From the day President Obama signed the Affordable Care Act in April of 2010, the Republicans in Congress started a drumbeat of promises to repeal it.
You can read an excellent timeline here. It was published in 2014 and chronicles only the first four years of their attempt.
Republicans in both the House of Representatives and the Senate introduced bills to repeal the ACA. But by the next month they were already backpedaling; Tennessee Senator Bob Corker said this: “The fact is that’s [a repeal] not going to happen, OK?” There were parts of the ACA that everyone liked, (e.g. allowing children to remain on their parents’ policy until age 26 and preventing insurers from denying coverage for preexisting conditions).
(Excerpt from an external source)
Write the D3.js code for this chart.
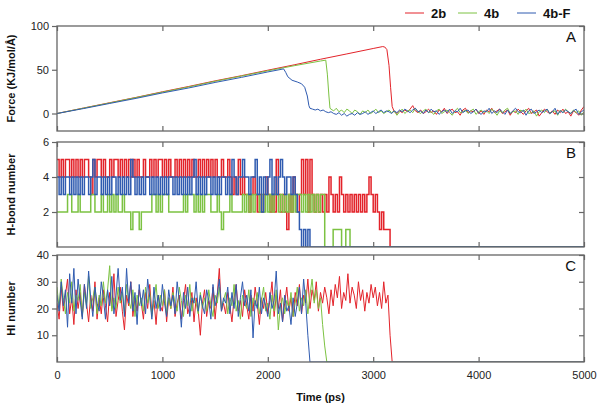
<!DOCTYPE html>
<html lang="en">
<head>
    <meta charset="UTF-8">
    <title>Pulling</title>
    <script src="https://cdn.jsdelivr.net/npm/d3@7/dist/d3.min.js"></script>
    <style>
        body { margin: 0; background: #fff; }
        text { font-family: "Liberation Sans", Arial, sans-serif; }
    </style>
</head>
<body>
<svg width="602" height="410" id="main"></svg>
<script>
    const seriesNames = ['2b', '4b', '4b-F'];
    const colors = ['#e3232a', '#7cc242', '#2f5bb0'];
    const xTicks = [0, 1000, 2000, 3000, 4000, 5000];

    // panel A: force, ramp points [t, value] then tail values every 25 ps
    const tailStep = 25;
    const force2bRamp = [[0, 0], [250, 6.2], [500, 12.3], [750, 18.4], [1000, 24.8], [1250, 30.9], [1500, 37.3], [1750, 43.2],
        [2000, 49.5], [2250, 55.6], [2500, 62], [2750, 68.1], [3000, 74.3], [3090, 76.5], [3110, 76], [3130, 73],
        [3150, 55], [3165, 30], [3180, 8]];
    const force2bTail = [2, 0, 3, 1, 4, 2, 5, 9, 3, 1,
        4, 0, 2, 5, 1, 3, -1, 4, 2, 6,
        0, 3, 5, 1, 2, -2, 4, 6, 1, 3,
        2, 5, 0, 3, -1, 4, 2, 6, 1, 3,
        5, 0, 2, 4, -2, 3, 1, 5, 2, -1,
        3, 6, 0, 2, 4, -3, 1, 5, 2, 0,
        3, -1, 4, 1, 5, 0, 2, -3, 3, 1,
        -2, 4, 8];
    const force4bRamp = [[0, 0], [250, 6.1], [500, 12.1], [750, 18.2], [1000, 24.4], [1250, 30.4], [1500, 36.8], [1750, 42.8],
        [2000, 48.8], [2250, 54.6], [2500, 60], [2550, 61], [2565, 45], [2580, 20], [2590, 6]];
    const force4bTail = [5, 3, 6, 2, 4, 1, 5, 3, 0, 4,
        2, -1, 3, 1, 4, 0, 2, 5, 1, 3,
        0, 2, 4, 1, 3, -2, 2, 5, 0, 3,
        4, 1, 6, 2, 0, 3, 5, 1, 2, -1,
        3, 5, 0, 2, 4, 1, -2, 3, 6, 1,
        2, 4, 0, 3, 5, -1, 2, 4, 1, 3,
        0, 5, 2, -2, 3, 1, 4, 6, 0, 2,
        3, -1, 4, 2, 5, 0, 1, 3, -3, 2,
        4, 1, 5, 0, 2, 3, -2, 4, 1, 5,
        2, 0, 4, 1, 3, -2, 2];
    const force4bFRamp = [[0, 0], [250, 5.6], [500, 11.5], [750, 17.3], [1000, 23.5], [1250, 29.2], [1500, 35.5], [1750, 41.3],
        [2000, 47.5], [2150, 51], [2170, 47], [2190, 42], [2230, 38], [2280, 36], [2320, 34], [2350, 30], [2375, 20], [2390, 9]];
    const force4bFTail = [6, 5, 4, 5, 3, 4, 2, 1, 2, 0,
        -1, 1, -2, 0, -3, -1, 0, -2, 1, -1,
        0, 2, -1, 1, 3, 0, 2, 4, 1, 3,
        2, 0, 3, 1, 4, 2, 5, 3, 1, 4,
        6, 2, 3, 0, 4, 1, 5, 2, 3, -1,
        2, 4, 1, 5, 0, 3, 2, 6, 1, 3,
        4, 0, 2, 5, 1, -1, 3, 2, 6, 0,
        3, 1, 5, 2, -1, 4, 0, 3, 6, 2,
        1, 4, -2, 3, 5, 0, 2, 4, 1, 3,
        5, 0, 2, 6, -1, 3, 1, 4, 2, 0,
        3, 5, -1, 2, 4];

    // panel B: H-bond number every 20 ps from t = 0
    const step = 20;
    const hbond2b = [5, 4, 5, 4, 5, 5, 4, 5, 4, 5,
        4, 5, 4, 5, 5, 4, 3, 5, 4, 5,
        5, 4, 5, 4, 4, 5, 4, 5, 5, 4,
        5, 4, 5, 4, 5, 4, 5, 4, 5, 4,
        4, 5, 4, 4, 5, 4, 5, 4, 5, 5,
        4, 5, 4, 5, 4, 4, 5, 4, 5, 4,
        5, 4, 5, 4, 5, 4, 4, 5, 4, 5,
        4, 5, 4, 5, 4, 5, 4, 4, 5, 4,
        4, 5, 4, 3, 4, 3, 5, 3, 4, 3,
        3, 2, 3, 4, 3, 2, 3, 2, 3, 4,
        3, 2, 3, 2, 5, 3, 2, 3, 2, 1,
        3, 2, 4, 3, 2, 3, 5, 3, 5, 2,
        5, 3, 2, 3, 2, 3, 2, 3, 2, 4,
        3, 2, 3, 2, 4, 3, 2, 3, 2, 3,
        2, 3, 2, 3, 2, 3, 2, 3, 4, 3,
        2, 3, 2, 1, 2, 1, 1, 1, 0];
    const hbond4b = [2, 2, 2, 2, 2, 3, 3, 2, 2, 2,
        3, 2, 2, 2, 2, 2, 3, 3, 2, 2,
        2, 3, 2, 2, 3, 2, 3, 2, 3, 2,
        2, 3, 2, 2, 2, 1, 2, 2, 2, 1,
        2, 2, 2, 2, 2, 3, 3, 2, 3, 2,
        3, 3, 3, 2, 2, 2, 2, 2, 2, 2,
        3, 2, 3, 3, 3, 2, 3, 2, 3, 2,
        3, 3, 3, 2, 2, 2, 3, 2, 1, 2,
        2, 2, 3, 2, 2, 2, 2, 2, 3, 2,
        3, 2, 3, 2, 3, 3, 2, 3, 2, 3,
        2, 3, 2, 3, 3, 2, 3, 2, 3, 2,
        3, 2, 3, 2, 3, 3, 2, 3, 2, 3,
        2, 3, 2, 3, 2, 3, 3, 0, 0, 0,
        0, 1, 1, 1, 1, 0, 0, 1, 1, 0,
        0];
    const hbond4bF = [4, 3, 4, 3, 4, 4, 3, 4, 3, 4,
        3, 4, 3, 4, 4, 3, 4, 5, 3, 4,
        4, 3, 4, 3, 4, 3, 4, 4, 3, 4,
        3, 4, 3, 4, 3, 5, 4, 3, 4, 3,
        4, 3, 4, 4, 3, 4, 3, 4, 3, 4,
        3, 4, 3, 4, 4, 3, 4, 3, 4, 3,
        4, 3, 4, 3, 4, 5, 3, 4, 3, 4,
        3, 4, 4, 3, 4, 3, 4, 3, 4, 4,
        3, 4, 3, 5, 4, 3, 4, 4, 5, 4,
        4, 3, 4, 4, 5, 3, 4, 2, 4, 3,
        4, 5, 3, 4, 3, 4, 5, 4, 3, 4,
        4, 3, 4, 3, 2, 1, 0, 1, 0, 1,
        0];

    // panel C: HI number every 20 ps from t = 0
    const hi2b = [22, 16, 28, 19, 25, 31, 18, 24, 14, 27,
        20, 26, 17, 29, 22, 15, 25, 19, 30, 16,
        24, 18, 27, 21, 15, 26, 20, 33, 17, 23,
        28, 19, 12, 25, 21, 30, 17, 24, 19, 27,
        22, 16, 26, 20, 29, 18, 23, 14, 25, 21,
        19, 27, 15, 24, 20, 28, 17, 22, 25, 16,
        23, 29, 18, 21, 26, 15, 24, 19, 10, 22,
        27, 17, 23, 20, 28, 16, 25, 35, 19, 22,
        18, 26, 21, 15, 24, 29, 19, 23, 17, 27,
        21, 16, 25, 19, 28, 22, 14, 24, 20, 26,
        18, 23, 30, 17, 25, 20, 27, 15, 22, 28,
        19, 24, 17, 26, 21, 29, 18, 25, 22, 31,
        20, 27, 23, 30, 19, 26, 22, 28, 24, 18,
        27, 21, 29, 24, 32, 20, 26, 23, 33, 22,
        28, 25, 20, 30, 23, 27, 19, 26, 22, 29,
        24, 28, 21, 26, 20, 30, 22, 25, 10, 0];
    const hi4b = [28, 20, 31, 24, 18, 26, 22, 30, 19, 25,
        23, 29, 17, 26, 21, 32, 20, 24, 28, 18,
        25, 21, 30, 22, 27, 36, 19, 24, 20, 28,
        22, 26, 18, 29, 23, 20, 27, 17, 25, 21,
        24, 19, 28, 22, 26, 17, 23, 29, 20, 25,
        21, 27, 18, 24, 20, 26, 22, 19, 28, 23,
        17, 25, 21, 29, 19, 24, 22, 18, 26, 20,
        24, 19, 27, 21, 17, 25, 22, 28, 20, 23,
        26, 18, 24, 21, 29, 19, 23, 16, 25, 22,
        20, 27, 17, 24, 21, 26, 18, 23, 28, 19,
        22, 16, 25, 19, 27, 12, 21, 24, 18, 23,
        20, 26, 17, 22, 28, 19, 24, 21, 27, 18,
        25, 31, 22, 27, 20, 24, 14, 6, 0];
    const hi4bF = [25, 19, 30, 21, 27, 13, 33, 22, 35, 18,
        31, 23, 16, 29, 20, 34, 24, 17, 28, 22,
        19, 30, 24, 16, 27, 21, 32, 18, 25, 35,
        23, 28, 17, 35, 22, 30, 19, 26, 14, 29,
        21, 27, 18, 31, 24, 16, 28, 20, 25, 19,
        29, 22, 17, 27, 21, 25, 18, 30, 23, 13,
        26, 20, 28, 17, 24, 22, 30, 19, 25, 21,
        18, 27, 23, 16, 29, 21, 25, 31, 19, 24,
        22, 28, 18, 26, 20, 29, 17, 24, 30, 21,
        25, 19, 27, 9, 23, 20, 28, 18, 24, 21,
        17, 26, 20, 23, 34, 18, 22, 15, 25, 19,
        21, 14, 24, 17, 22, 28, 18, 31, 22, 10,
        0];

    const svg = d3.select('#main');
    const left = 57, right = 584;
    const tMax = 5000;
    const xScale = d3.scaleLinear().domain([0, tMax]).range([left, right]);

    // build [t, v] point lists
    function rampTail(ramp, tail) {
        let start = ramp[ramp.length - 1][0];
        let pts = ramp.slice();
        let t0 = Math.ceil((start + 1) / tailStep) * tailStep;
        tail.forEach((v, i) => pts.push([t0 + i * tailStep, v]));
        return pts;
    }
    function sampled(values) {
        let pts = values.map((v, i) => [i * step, v]);
        pts.push([tMax, values[values.length - 1]]);
        return pts;
    }

    const panels = [
        {top: 26, bottom: 131, domain: [-20, 100], ticks: [0, 50, 100], title: 'Force (KJ/mol/\u00c5)', tag: 'A', curve: d3.curveLinear, width: 1,
            series: [rampTail(force2bRamp, force2bTail), rampTail(force4bRamp, force4bTail), rampTail(force4bFRamp, force4bFTail)]},
        {top: 142, bottom: 247, domain: [0, 6], ticks: [2, 4, 6], title: 'H-bond number', tag: 'B', curve: d3.curveStepAfter, width: 1.5,
            series: [sampled(hbond2b), sampled(hbond4b), sampled(hbond4bF)]},
        {top: 255, bottom: 362, domain: [0, 40], ticks: [10, 20, 30, 40], title: 'HI number', tag: 'C', curve: d3.curveLinear, width: 1,
            series: [sampled(hi2b), sampled(hi4b), sampled(hi4bF)]}
    ];

    const frameColor = '#666';
    const fmt = d3.format('d');

    panels.forEach((p, pi) => {
        let yScale = d3.scaleLinear().domain(p.domain).range([p.bottom, p.top]);
        let g = svg.append('g');

        g.append('defs').append('clipPath').attr('id', 'clip' + pi)
            .append('rect').attr('x', left).attr('y', p.top).attr('width', right - left).attr('height', p.bottom - p.top);

        let line = d3.line().x(d => xScale(d[0])).y(d => yScale(d[1])).curve(p.curve);
        let lines = g.append('g').attr('clip-path', `url(#clip${pi})`);
        p.series.forEach((pts, i) => {
            lines.append('path').attr('d', line(pts)).attr('fill', 'none')
                .attr('stroke', colors[i]).attr('stroke-width', p.width);
        });

        // frame
        g.append('rect').attr('x', left).attr('y', p.top).attr('width', right - left).attr('height', p.bottom - p.top)
            .attr('fill', 'none').attr('stroke', frameColor).attr('stroke-width', 1.3);

        let yAxis = d3.axisLeft(yScale).tickValues(p.ticks).tickSize(5).tickSizeOuter(0).tickFormat(fmt);
        g.append('g').attr('transform', `translate(${left}, 0)`).call(yAxis);
        let yAxisR = d3.axisRight(yScale).tickValues(p.ticks).tickSize(-5).tickSizeOuter(0).tickFormat('');
        g.append('g').attr('transform', `translate(${right}, 0)`).call(yAxisR);
        let xTop = d3.axisTop(xScale).tickValues(xTicks).tickSize(-5).tickSizeOuter(0).tickFormat('');
        g.append('g').attr('transform', `translate(0, ${p.top})`).call(xTop);
        let xBottom = d3.axisBottom(xScale).tickValues(xTicks).tickSize(-5).tickSizeOuter(0).tickFormat(pi < 2 ? '' : fmt);
        let xb = g.append('g').attr('transform', `translate(0, ${p.bottom})`).call(xBottom);
        xb.selectAll('.tick text').attr('dy', '1.2em').attr('y', 4);

        g.selectAll('.domain').remove();
        g.selectAll('.tick line').attr('stroke', frameColor).attr('stroke-width', 1.2);
        g.selectAll('.tick text').attr('font-size', 11).attr('fill', '#222')
            .attr('font-family', '"Liberation Sans", Arial, sans-serif');

        g.append('text').text(p.title)
            .attr('transform', `translate(15, ${(p.top + p.bottom) / 2}) rotate(-90)`)
            .attr('text-anchor', 'middle').attr('font-size', 11).attr('font-weight', 'bold').attr('fill', '#111');

        g.append('text').text(p.tag).attr('x', 576).attr('y', p.top + 16)
            .attr('text-anchor', 'end').attr('font-size', 15).attr('fill', '#111');
    });

    svg.append('text').text('Time (ps)').attr('x', (left + right) / 2).attr('y', 401)
        .attr('text-anchor', 'middle').attr('font-size', 11).attr('font-weight', 'bold').attr('fill', '#111');

    // legend
    const legendX = [405, 458, 517];
    seriesNames.forEach((name, i) => {
        let lg = svg.append('g').attr('transform', `translate(${legendX[i]}, 13)`);
        lg.append('line').attr('x1', 0).attr('x2', 19).attr('y1', 0).attr('y2', 0)
            .attr('stroke', colors[i]).attr('stroke-width', 1);
        lg.append('text').text(name).attr('x', 26).attr('y', 5)
            .attr('font-size', 13).attr('font-weight', 'bold').attr('fill', '#111');
    });
</script>
</body>
</html>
The 2010 Congressional elections broke heavily Republican; they gained 63 seats in the House and 6 seats in the Senate. Republicans ran on a platform of repealing the ACA and they saw this victory as a mandate and vindication. Instead of looking for bipartisan ways to improve the ACA they elected to do nothing legislatively and instead keep beating the drum to repeal.
But as long as Barack Obama was President they could freely call for the ACA to be repealed, safe in the recognition that it wouldn’t happen and they wouldn’t be responsible for its consequences. As matter of fact, they passed a repeal bill that President Obama vetoed in January of 2016. At the time House Speaker Paul Ryan said this: “It’s no surprise that someone named Obama vetoed a bill repealing Obamacare. The idea that Obamacare is the law of the land for good is a myth. We have now shown that there is a clear path to repealing Obamacare without 60 votes in the Senate. So, next year, if we’re sending this bill to a Republican president, it will get signed into law.”
But on November 7, 2016 they found themselves in the spotlight. On that night the Republican party won the House, the Senate, and the Presidency. Suddenly they found themselves in a position where they needed to deliver on a promise they never expected to have to keep: repeal (and replace) something the American people had grown to love.
Candidate Trump promised to repeal and replace and made it sound easy. But it never occurred to him (or any of his allies) that it wouldn’t be easy.
Simply put, while the Republicans spent seven years promising to repeal the ACA, the rest of the country spent those years recognizing its value. By late 2016 6,400,000 Americans knew their health wasn’t in danger because they purchased insurance through the ACA.
And it surprised nobody but President Trump that health care reform is complicated.
Meanwhile, the ACA kept growing in popularity. In June we learned that 41% of Americans supported it while only 38% didn’t (presumably 21% weren’t certain). On the same poll only 16% supported the plan the House passed in April. In fairness, President Trump weighed in and called the House plan mean.
All during this time both Congress and the White House steamed on, determined to keep this promise regardless of its damage. In early May the House passed the American Health Care Act by a vote of 217-213. They took this vote before hearing from the nonpartisan Congressional Budget Office (CBO); when their report did come out the CBO predicted 24,000,000 would lose their health insurance over the next 10 years. Several members voted for the AHCA knowing it would not pass the Senate.
The Senate indicated they weren’t going to vote on the AHCA and drew up their own version that they called the Better Care Reconciliation Act (BCRA). The CBO determined that only 22,000,000 people would lose coverage in the next 10 years.
Like the House, several moderate Republicans voiced concerns. Majority Leader Mitch McConnell attempted to pressure his members to vote for this bill by essentially saying “we need to get something done.” When it became clear that it couldn’t pass, they came up with “skinny repeal”. This also failed, but only by one vote.
Their actions are both dishonest and irresponsible. Moderate Republicans have been bullied into voting for legislation they don’t support by being told “we’ll fix it later.”
What they need to do now is the thing they’ve refused for the last 7 years: work with Democrats. Nobody believes the ACA was perfect on its first try but it’s far from doomed. They need to put the health of the nation ahead of their political ambitions.